Incorporating additional sensing modalities, such as depth imaging and 
time-of-flight imaging, becomes instrumental in providing a more holistic and 
nuanced perception of the physical environment. To this end, this dissertation 
delves into a comprehensive exploration of multi-modal perception within 
robotic scenarios. The primary focus encompasses three pivotal topics:

o Geometric learning of time-of-flight data including depth and normal 
  estimation;
o Colorization of three-dimensional point cloud data for better scene 
  understanding;
o Multi-modal data compression and decompression for better online storage and 
  sharing.

This dissertation conducts a systematic technical survey on each of these three 
subtopics, including the current status of technological development and 
existing achievements in each sub-field, with an in-depth analysis.

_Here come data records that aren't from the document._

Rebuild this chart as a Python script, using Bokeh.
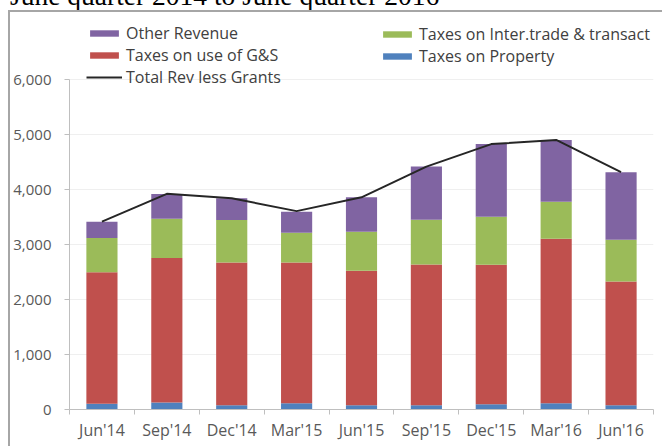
from bokeh.plotting import figure
from bokeh.layouts import column
from bokeh.models import (ColumnDataSource, FixedTicker, NumeralTickFormatter,
                          Legend, LegendItem, Div)
from bokeh.embed import file_html
from bokeh.resources import INLINE

title_text = "June quarter 2014 to June quarter 2016"
categories = ["Jun'14", "Sep'14", "Dec'14", "Mar'15", "Jun'15", "Sep'15", "Dec'15", "Mar'16", "Jun'16"]
taxes_property = [104, 128, 78, 115, 78, 78, 97, 116, 78]
taxes_gs = [2396, 2627, 2599, 2562, 2446, 2562, 2537, 2992, 2252]
taxes_trade = [620, 718, 772, 541, 712, 815, 876, 675, 760]
other_revenue = [298, 450, 396, 383, 627, 967, 1320, 1120, 1229]
total_rev_less_grants = [3420, 3925, 3845, 3610, 3862, 4420, 4830, 4905, 4320]
y_ticks = [0, 1000, 2000, 3000, 4000, 5000, 6000]

FONT = "Open Sans"
xs = list(range(len(categories)))
source = ColumnDataSource(dict(x=xs, prop=taxes_property, gs=taxes_gs,
                               trade=taxes_trade, other=other_revenue,
                               total=total_rev_less_grants))

# frame extends above the 6,000 line to hold the legend (60 px above it)
AXIS_PX = 328          # pixels from 0 to 6,000
EXTRA_PX = 60          # legend room above 6,000
y_top = y_ticks[-1] * (AXIS_PX + EXTRA_PX) / AXIS_PX

p = figure(frame_width=582, frame_height=AXIS_PX + EXTRA_PX, min_border_left=57,
           min_border_top=7, min_border_right=11, min_border_bottom=39,
           x_range=(-0.5, len(categories) - 0.5), y_range=(0, y_top),
           output_backend="svg", toolbar_location=None)
p.styles = {"border-left": "2px solid #a6a6a6", "border-top": "2px solid #a6a6a6"}
p.margin = (0, 0, 0, 8)
p.outline_line_color = None

colors = ["#4F81BD", "#C0504D", "#9BBB59", "#8064A2"]
bars = p.vbar_stack(["prop", "gs", "trade", "other"], x="x", width=0.48,
                    color=colors, line_color=None, source=source)
line = p.line("x", "total", source=source, line_color="#262626", line_width=2)

# axes
p.yaxis.ticker = FixedTicker(ticks=y_ticks)
p.yaxis.bounds = (y_ticks[0], y_ticks[-1])
p.yaxis.formatter = NumeralTickFormatter(format="0,0")
p.yaxis.axis_line_color = "#bfbfbf"
p.yaxis.major_tick_line_color = "#bfbfbf"
p.yaxis.major_tick_out = 5
p.yaxis.major_tick_in = 0
p.yaxis.minor_tick_line_color = None
p.yaxis.major_label_standoff = 13
p.yaxis.major_label_text_font_size = "15px"

p.xaxis.ticker = FixedTicker(ticks=xs, minor_ticks=[i - 0.5 for i in range(len(categories) + 1)])
p.xaxis.major_label_overrides = {i: c for i, c in enumerate(categories)}
p.xaxis.axis_line_color = "#bfbfbf"
p.xaxis.major_tick_line_color = None
p.xaxis.minor_tick_line_color = "#bfbfbf"
p.xaxis.minor_tick_out = 5
p.xaxis.minor_tick_in = 0
p.xaxis.major_label_standoff = 3
p.xaxis.major_label_text_font_size = "16px"

for ax in (p.xaxis, p.yaxis):
    ax.major_label_text_font = FONT
    ax.major_label_text_color = "#595959"

p.xgrid.grid_line_color = None
p.ygrid.grid_line_color = "#efefef"
p.ygrid.ticker = FixedTicker(ticks=y_ticks)


def make_legend(items, loc):
    lg = Legend(items=items, location=loc, orientation="vertical",
                glyph_width=36, glyph_height=8, label_standoff=4,
                label_text_font=FONT, label_text_font_size="16px",
                label_text_color="#404040", spacing=-1, padding=0, margin=0,
                border_line_color=None, background_fill_alpha=0,
                label_height=10)
    p.add_layout(lg, "center")
    return lg


make_legend([LegendItem(label="Other Revenue", renderers=[bars[3]]),
             LegendItem(label="Taxes on use of G&S", renderers=[bars[1]]),
             LegendItem(label="Total Rev less Grants", renderers=[line])],
            (17, 321))
make_legend([LegendItem(label="Taxes on Inter.trade & transact", renderers=[bars[2]]),
             LegendItem(label="Taxes on Property", renderers=[bars[0]])],
            (310, 342))

title = Div(text='<div style="font-family: \'Liberation Serif\'; font-size: 27.5px; '
                 'line-height: 26px; white-space: nowrap; position: relative; top: -17px; '
                 'margin-left: 10px; color: #000;">' + title_text + '</div>',
            width=654, height=10, styles={"overflow": "hidden"})
title.margin = (0, 0, 0, 0)

layout = column(title, p, spacing=0)
open("out.html", "w").write(file_html(layout, INLINE))
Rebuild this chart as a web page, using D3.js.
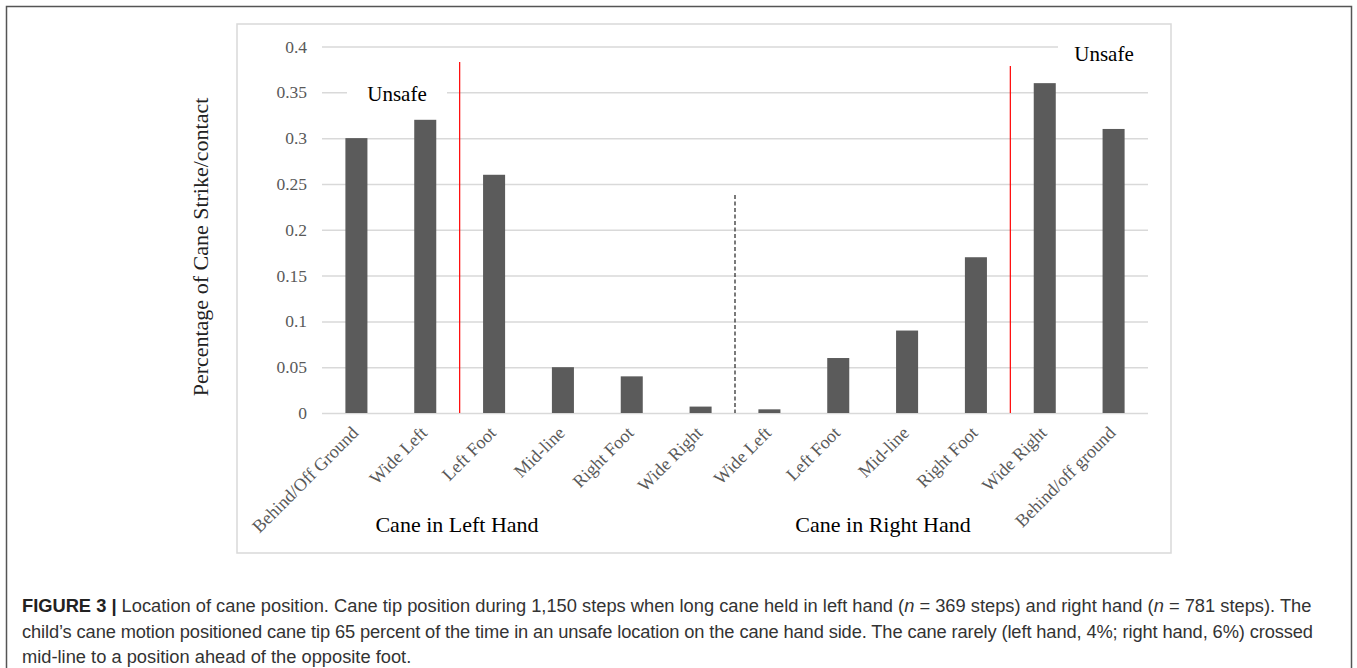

My doctoral dissertation will embark on a series of groundbreaking scientific 
research for these three topics, based on this extensive survey and review. The 
research endeavors to contribute state-of-the-art models, innovative methods, 
and curated data sets to related sub-fields, thereby propelling a step towards 
enhancing intelligent perception for robots. Besides, this review is also 
expected to furnish relevant researchers in the field with a lucid 
understanding of the field to guide future research and development.


Date:                   Thursday, 25 April 2024

Time:                   3:00pm - 5:00pm

Venue:                  Room 5510
                        Lifts 25/26

Committee Members:      Dr. Qifeng Chen (Supervisor)
                        Dr. Yangqiu Song (Chairperson)
                        Dr. Long Chen
                        Dr. Dan Xu